- _Given problem_:
Below are some records; give them all again exactly, but not the pictures.

- _Materials provided_:
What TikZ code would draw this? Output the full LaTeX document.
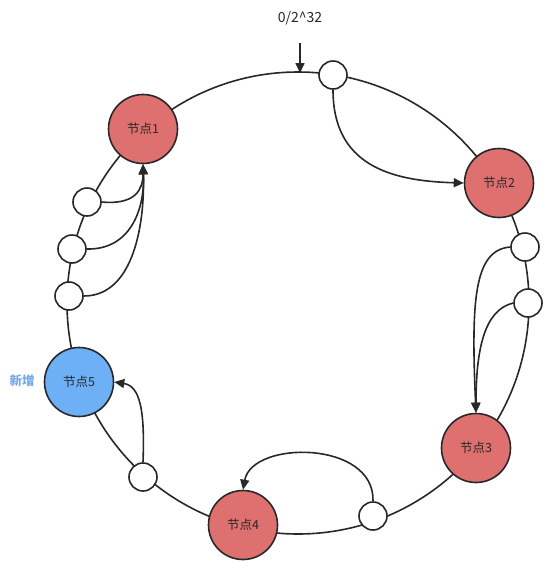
\documentclass[tikz,border=0pt]{standalone}
\usepackage{fontspec}
\newfontfamily\cjk{Noto Sans CJK SC}
\usetikzlibrary{arrows.meta}
\definecolor{nodered}{RGB}{222,112,112}
\definecolor{nodeblue}{RGB}{110,176,245}
\definecolor{lblblue}{RGB}{120,168,228}
\definecolor{ink}{RGB}{40,40,40}
\begin{document}
\begin{tikzpicture}[x=1pt,y=-1pt,
  hashnode/.style={circle, draw=ink, line width=1.6pt, minimum size=69pt, inner sep=0pt,
    font=\cjk\fontsize{12.5}{14}\selectfont, text=ink},
  vnode/.style={circle, draw=ink, line width=1.6pt, fill=white, minimum size=28pt, inner sep=0pt},
  ring/.style={draw=ink, line width=1.6pt},
  link/.style={draw=ink, line width=1.6pt, -{Triangle[length=10pt,width=9pt]}},
  lbl/.style={font=\cjk\fontsize{12.5}{14}\selectfont, text=ink, inner sep=0pt}]
\useasboundingbox (0,0) rectangle (552,571);
\draw[ring] (298,303) circle[radius=231pt];
% hash nodes
\node[hashnode, fill=nodered] (n1) at (143,129) {节点1};
\node[hashnode, fill=nodered] (n2) at (499,183) {节点2};
\node[hashnode, fill=nodered] (n3) at (476,448) {节点3};
\node[hashnode, fill=nodered] (n4) at (243,525) {节点4};
\node[hashnode, fill=nodeblue] (n5) at (79,382) {节点5};
% virtual / data points
\node[vnode] (s0) at (333,75) {};
\node[vnode] (s1) at (525,247) {};
\node[vnode] (s2) at (528,303) {};
\node[vnode] (s3) at (373,516) {};
\node[vnode] (s4) at (143,477) {};
\node[vnode] (s5) at (87,202) {};
\node[vnode] (s6) at (72,249) {};
\node[vnode] (s7) at (69,296) {};
% labels
\node[lbl, font=\cjk\fontsize{14}{16}\selectfont] (top) at (300,18) {0/2\^{}32};
\node[lbl, text=lblblue, font=\cjk\bfseries\fontsize{12.5}{14}\selectfont] (add) at (22,381) {新增};
\coordinate (ta) at (300,43);
\coordinate (tb) at (300,73);
\draw[link] (ta) -- (tb);
% connectors
\draw[link] (s0.south) .. controls (333,165) and (390,181) .. (n2.west);
\draw[link] (s1.west) .. controls (474,250) and (471,300) .. (n3.north);
\draw[link] (s2.west) .. controls (484,310) and (476,350) .. (n3.north);
\draw[link] (s3.north) .. controls (375,440) and (252,440) .. (n4.north);
\draw[link] (s4.north) .. controls (145,410) and (140,386) .. (n5.east);
\draw[link] (s5.east) .. controls (135,205) and (143,190) .. (n1.south);
\draw[link] (s6.east) .. controls (130,250) and (145,210) .. (n1.south);
\draw[link] (s7.east) .. controls (135,296) and (145,220) .. (n1.south);
\end{tikzpicture}
\end{document}
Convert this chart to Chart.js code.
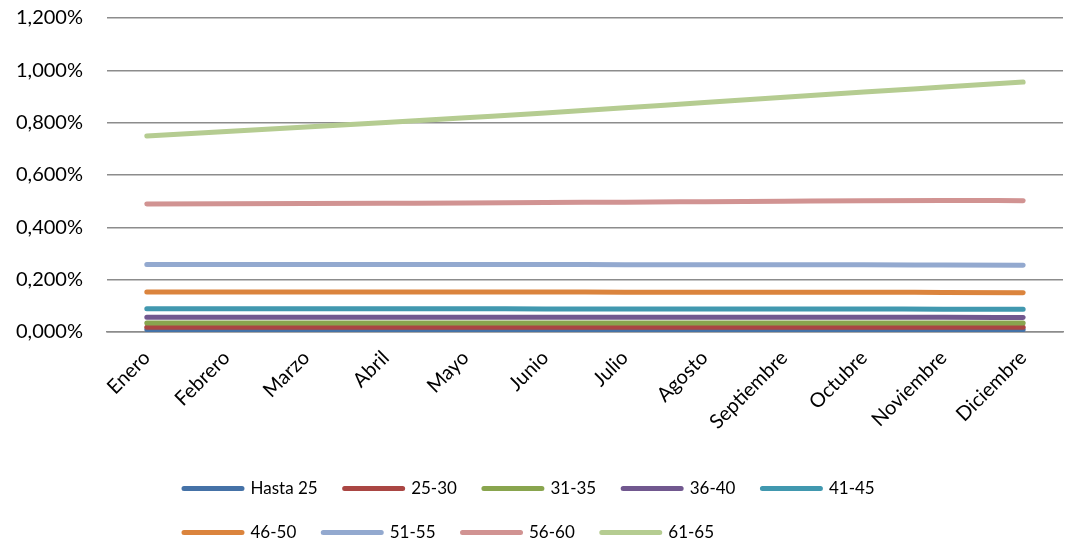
<!DOCTYPE html>
<html>
<head>
<meta charset="utf-8">
<script src="https://cdn.jsdelivr.net/npm/chart.js@4"></script>
<style>
  body { margin: 0; background: #fff; }
  #wrap { width: 1065px; height: 546px; }
</style>
</head>
<body>
<div id="wrap"><canvas id="chart1"></canvas></div>
<script>
const months = ['Enero', 'Febrero', 'Marzo', 'Abril', 'Mayo', 'Junio', 'Julio', 'Agosto', 'Septiembre', 'Octubre', 'Noviembre', 'Diciembre'];
const groups = ['Hasta 25', '25-30', '31-35', '36-40', '41-45', '46-50', '51-55', '56-60', '61-65'];
const yTicks = [0, 0.2, 0.4, 0.6, 0.8, 1.0, 1.2];

// values in percent
const hasta25 = [0.009, 0.009, 0.009, 0.009, 0.009, 0.009, 0.009, 0.009, 0.009, 0.009, 0.009, 0.009];
const r25_30 = [0.018, 0.018, 0.018, 0.018, 0.018, 0.018, 0.018, 0.018, 0.018, 0.018, 0.018, 0.018];
const r31_35 = [0.034, 0.034, 0.034, 0.034, 0.034, 0.034, 0.034, 0.034, 0.034, 0.034, 0.034, 0.034];
const r36_40 = [0.056, 0.056, 0.056, 0.056, 0.056, 0.056, 0.056, 0.056, 0.056, 0.056, 0.056, 0.055];
const r41_45 = [0.089, 0.089, 0.089, 0.089, 0.089, 0.088, 0.088, 0.088, 0.088, 0.088, 0.087, 0.087];
const r46_50 = [0.153, 0.153, 0.153, 0.153, 0.153, 0.153, 0.152, 0.152, 0.152, 0.152, 0.151, 0.150];
const r51_55 = [0.258, 0.258, 0.258, 0.258, 0.258, 0.258, 0.257, 0.257, 0.257, 0.257, 0.256, 0.255];
const r56_60 = [0.489, 0.490, 0.491, 0.492, 0.493, 0.495, 0.496, 0.498, 0.500, 0.502, 0.503, 0.502];
const r61_65 = [0.749, 0.766, 0.783, 0.801, 0.819, 0.837, 0.857, 0.877, 0.897, 0.917, 0.936, 0.955];

const series = [hasta25, r25_30, r31_35, r36_40, r41_45, r46_50, r51_55, r56_60, r61_65];
const colors = ['#4572a7', '#aa4643', '#89a54e', '#71588f', '#4198af', '#db843d', '#93a9cf', '#d19392', '#b5cc91'];

// excel puts the legend in fixed columns, nudge chart.js legend to the same start
const legendShift = {
  id: 'legendShift',
  afterLayout(chart) {
    const lg = chart.legend;
    lg.left = 157;
    lg.right = 960;
    lg.top += 5;
    lg.bottom += 5;
  }
};

const chart1 = document.getElementById('chart1');

new Chart(chart1, {
  type: 'line',
  data: {
    labels: months,
    datasets: groups.map((g, i) => ({
      label: g,
      data: series[i],
      borderColor: colors[i],
      backgroundColor: colors[i],
      borderWidth: 5,
      borderCapStyle: 'round',
      borderJoinStyle: 'round',
      pointRadius: 0,
      tension: 0.4,
      cubicInterpolationMode: 'monotone',
      order: groups.length - i
    }))
  },
  options: {
    responsive: true,
    maintainAspectRatio: false,
    animation: false,
    layout: {
      padding: { top: 0, right: 2, bottom: 0, left: 10 }
    },
    plugins: {
      legend: {
        position: 'bottom',
        align: 'start',
        labels: {
          boxWidth: 58,
          boxHeight: 0,
          padding: 27,
          color: '#000',
          font: { family: 'Lato', size: 17 },
          sort: (a, b) => a.datasetIndex - b.datasetIndex
        }
      },
      tooltip: { enabled: false }
    },
    scales: {
      x: {
        offset: true,
        afterFit: (axis) => { axis.height = 116; },
        grid: { display: false, drawTicks: false },
        border: { color: '#8c8c8c', width: 1.5 },
        ticks: {
          color: '#000',
          font: { family: 'Lato', size: 20 },
          minRotation: 45,
          maxRotation: 45,
          padding: 14,
          autoSkip: false
        }
      },
      y: {
        min: yTicks[0],
        max: yTicks[yTicks.length - 1],
        afterBuildTicks: (axis) => { axis.ticks = yTicks.map(v => ({ value: v })); },
        grid: { color: '#8c8c8c', lineWidth: 1.5, drawTicks: true, tickLength: 18, tickColor: 'rgba(0,0,0,0)' },
        border: { display: false },
        ticks: {
          color: '#000',
          font: { family: 'Lato', size: 20 },
          padding: 6,
          callback: (v) => v.toFixed(3).replace('.', ',') + '%'
        }
      }
    }
  },
  plugins: [legendShift]
});
</script>
</body>
</html>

- _Finished task_:
What TikZ code would draw this? Output the full LaTeX document.
\documentclass[tikz,border=0pt]{standalone}
\usepackage{fontspec}
\newfontfamily\cjk{Noto Sans CJK SC}
\usetikzlibrary{arrows.meta}
\definecolor{nodered}{RGB}{222,112,112}
\definecolor{nodeblue}{RGB}{110,176,245}
\definecolor{lblblue}{RGB}{120,168,228}
\definecolor{ink}{RGB}{40,40,40}
\begin{document}
\begin{tikzpicture}[x=1pt,y=-1pt,
  hashnode/.style={circle, draw=ink, line width=1.6pt, minimum size=69pt, inner sep=0pt,
    font=\cjk\fontsize{12.5}{14}\selectfont, text=ink},
  vnode/.style={circle, draw=ink, line width=1.6pt, fill=white, minimum size=28pt, inner sep=0pt},
  ring/.style={draw=ink, line width=1.6pt},
  link/.style={draw=ink, line width=1.6pt, -{Triangle[length=10pt,width=9pt]}},
  lbl/.style={font=\cjk\fontsize{12.5}{14}\selectfont, text=ink, inner sep=0pt}]
\useasboundingbox (0,0) rectangle (552,571);
\draw[ring] (298,303) circle[radius=231pt];
% hash nodes
\node[hashnode, fill=nodered] (n1) at (143,129) {节点1};
\node[hashnode, fill=nodered] (n2) at (499,183) {节点2};
\node[hashnode, fill=nodered] (n3) at (476,448) {节点3};
\node[hashnode, fill=nodered] (n4) at (243,525) {节点4};
\node[hashnode, fill=nodeblue] (n5) at (79,382) {节点5};
% virtual / data points
\node[vnode] (s0) at (333,75) {};
\node[vnode] (s1) at (525,247) {};
\node[vnode] (s2) at (528,303) {};
\node[vnode] (s3) at (373,516) {};
\node[vnode] (s4) at (143,477) {};
\node[vnode] (s5) at (87,202) {};
\node[vnode] (s6) at (72,249) {};
\node[vnode] (s7) at (69,296) {};
% labels
\node[lbl, font=\cjk\fontsize{14}{16}\selectfont] (top) at (300,18) {0/2\^{}32};
\node[lbl, text=lblblue, font=\cjk\bfseries\fontsize{12.5}{14}\selectfont] (add) at (22,381) {新增};
\coordinate (ta) at (300,43);
\coordinate (tb) at (300,73);
\draw[link] (ta) -- (tb);
% connectors
\draw[link] (s0.south) .. controls (333,165) and (390,181) .. (n2.west);
\draw[link] (s1.west) .. controls (474,250) and (471,300) .. (n3.north);
\draw[link] (s2.west) .. controls (484,310) and (476,350) .. (n3.north);
\draw[link] (s3.north) .. controls (375,440) and (252,440) .. (n4.north);
\draw[link] (s4.north) .. controls (145,410) and (140,386) .. (n5.east);
\draw[link] (s5.east) .. controls (135,205) and (143,190) .. (n1.south);
\draw[link] (s6.east) .. controls (130,250) and (145,210) .. (n1.south);
\draw[link] (s7.east) .. controls (135,296) and (145,220) .. (n1.south);
\end{tikzpicture}
\end{document}
Convert this chart to Chart.js code.
<!DOCTYPE html>
<html>
<head>
<meta charset="utf-8">
<script src="https://cdn.jsdelivr.net/npm/chart.js@4"></script>
<style>
  body { margin: 0; background: #fff; }
  #wrap { width: 1065px; height: 546px; }
</style>
</head>
<body>
<div id="wrap"><canvas id="chart1"></canvas></div>
<script>
const months = ['Enero', 'Febrero', 'Marzo', 'Abril', 'Mayo', 'Junio', 'Julio', 'Agosto', 'Septiembre', 'Octubre', 'Noviembre', 'Diciembre'];
const groups = ['Hasta 25', '25-30', '31-35', '36-40', '41-45', '46-50', '51-55', '56-60', '61-65'];
const yTicks = [0, 0.2, 0.4, 0.6, 0.8, 1.0, 1.2];

// values in percent
const hasta25 = [0.009, 0.009, 0.009, 0.009, 0.009, 0.009, 0.009, 0.009, 0.009, 0.009, 0.009, 0.009];
const r25_30 = [0.018, 0.018, 0.018, 0.018, 0.018, 0.018, 0.018, 0.018, 0.018, 0.018, 0.018, 0.018];
const r31_35 = [0.034, 0.034, 0.034, 0.034, 0.034, 0.034, 0.034, 0.034, 0.034, 0.034, 0.034, 0.034];
const r36_40 = [0.056, 0.056, 0.056, 0.056, 0.056, 0.056, 0.056, 0.056, 0.056, 0.056, 0.056, 0.055];
const r41_45 = [0.089, 0.089, 0.089, 0.089, 0.089, 0.088, 0.088, 0.088, 0.088, 0.088, 0.087, 0.087];
const r46_50 = [0.153, 0.153, 0.153, 0.153, 0.153, 0.153, 0.152, 0.152, 0.152, 0.152, 0.151, 0.150];
const r51_55 = [0.258, 0.258, 0.258, 0.258, 0.258, 0.258, 0.257, 0.257, 0.257, 0.257, 0.256, 0.255];
const r56_60 = [0.489, 0.490, 0.491, 0.492, 0.493, 0.495, 0.496, 0.498, 0.500, 0.502, 0.503, 0.502];
const r61_65 = [0.749, 0.766, 0.783, 0.801, 0.819, 0.837, 0.857, 0.877, 0.897, 0.917, 0.936, 0.955];

const series = [hasta25, r25_30, r31_35, r36_40, r41_45, r46_50, r51_55, r56_60, r61_65];
const colors = ['#4572a7', '#aa4643', '#89a54e', '#71588f', '#4198af', '#db843d', '#93a9cf', '#d19392', '#b5cc91'];

// excel puts the legend in fixed columns, nudge chart.js legend to the same start
const legendShift = {
  id: 'legendShift',
  afterLayout(chart) {
    const lg = chart.legend;
    lg.left = 157;
    lg.right = 960;
    lg.top += 5;
    lg.bottom += 5;
  }
};

const chart1 = document.getElementById('chart1');

new Chart(chart1, {
  type: 'line',
  data: {
    labels: months,
    datasets: groups.map((g, i) => ({
      label: g,
      data: series[i],
      borderColor: colors[i],
      backgroundColor: colors[i],
      borderWidth: 5,
      borderCapStyle: 'round',
      borderJoinStyle: 'round',
      pointRadius: 0,
      tension: 0.4,
      cubicInterpolationMode: 'monotone',
      order: groups.length - i
    }))
  },
  options: {
    responsive: true,
    maintainAspectRatio: false,
    animation: false,
    layout: {
      padding: { top: 0, right: 2, bottom: 0, left: 10 }
    },
    plugins: {
      legend: {
        position: 'bottom',
        align: 'start',
        labels: {
          boxWidth: 58,
          boxHeight: 0,
          padding: 27,
          color: '#000',
          font: { family: 'Lato', size: 17 },
          sort: (a, b) => a.datasetIndex - b.datasetIndex
        }
      },
      tooltip: { enabled: false }
    },
    scales: {
      x: {
        offset: true,
        afterFit: (axis) => { axis.height = 116; },
        grid: { display: false, drawTicks: false },
        border: { color: '#8c8c8c', width: 1.5 },
        ticks: {
          color: '#000',
          font: { family: 'Lato', size: 20 },
          minRotation: 45,
          maxRotation: 45,
          padding: 14,
          autoSkip: false
        }
      },
      y: {
        min: yTicks[0],
        max: yTicks[yTicks.length - 1],
        afterBuildTicks: (axis) => { axis.ticks = yTicks.map(v => ({ value: v })); },
        grid: { color: '#8c8c8c', lineWidth: 1.5, drawTicks: true, tickLength: 18, tickColor: 'rgba(0,0,0,0)' },
        border: { display: false },
        ticks: {
          color: '#000',
          font: { family: 'Lato', size: 20 },
          padding: 6,
          callback: (v) => v.toFixed(3).replace('.', ',') + '%'
        }
      }
    }
  },
  plugins: [legendShift]
});
</script>
</body>
</html>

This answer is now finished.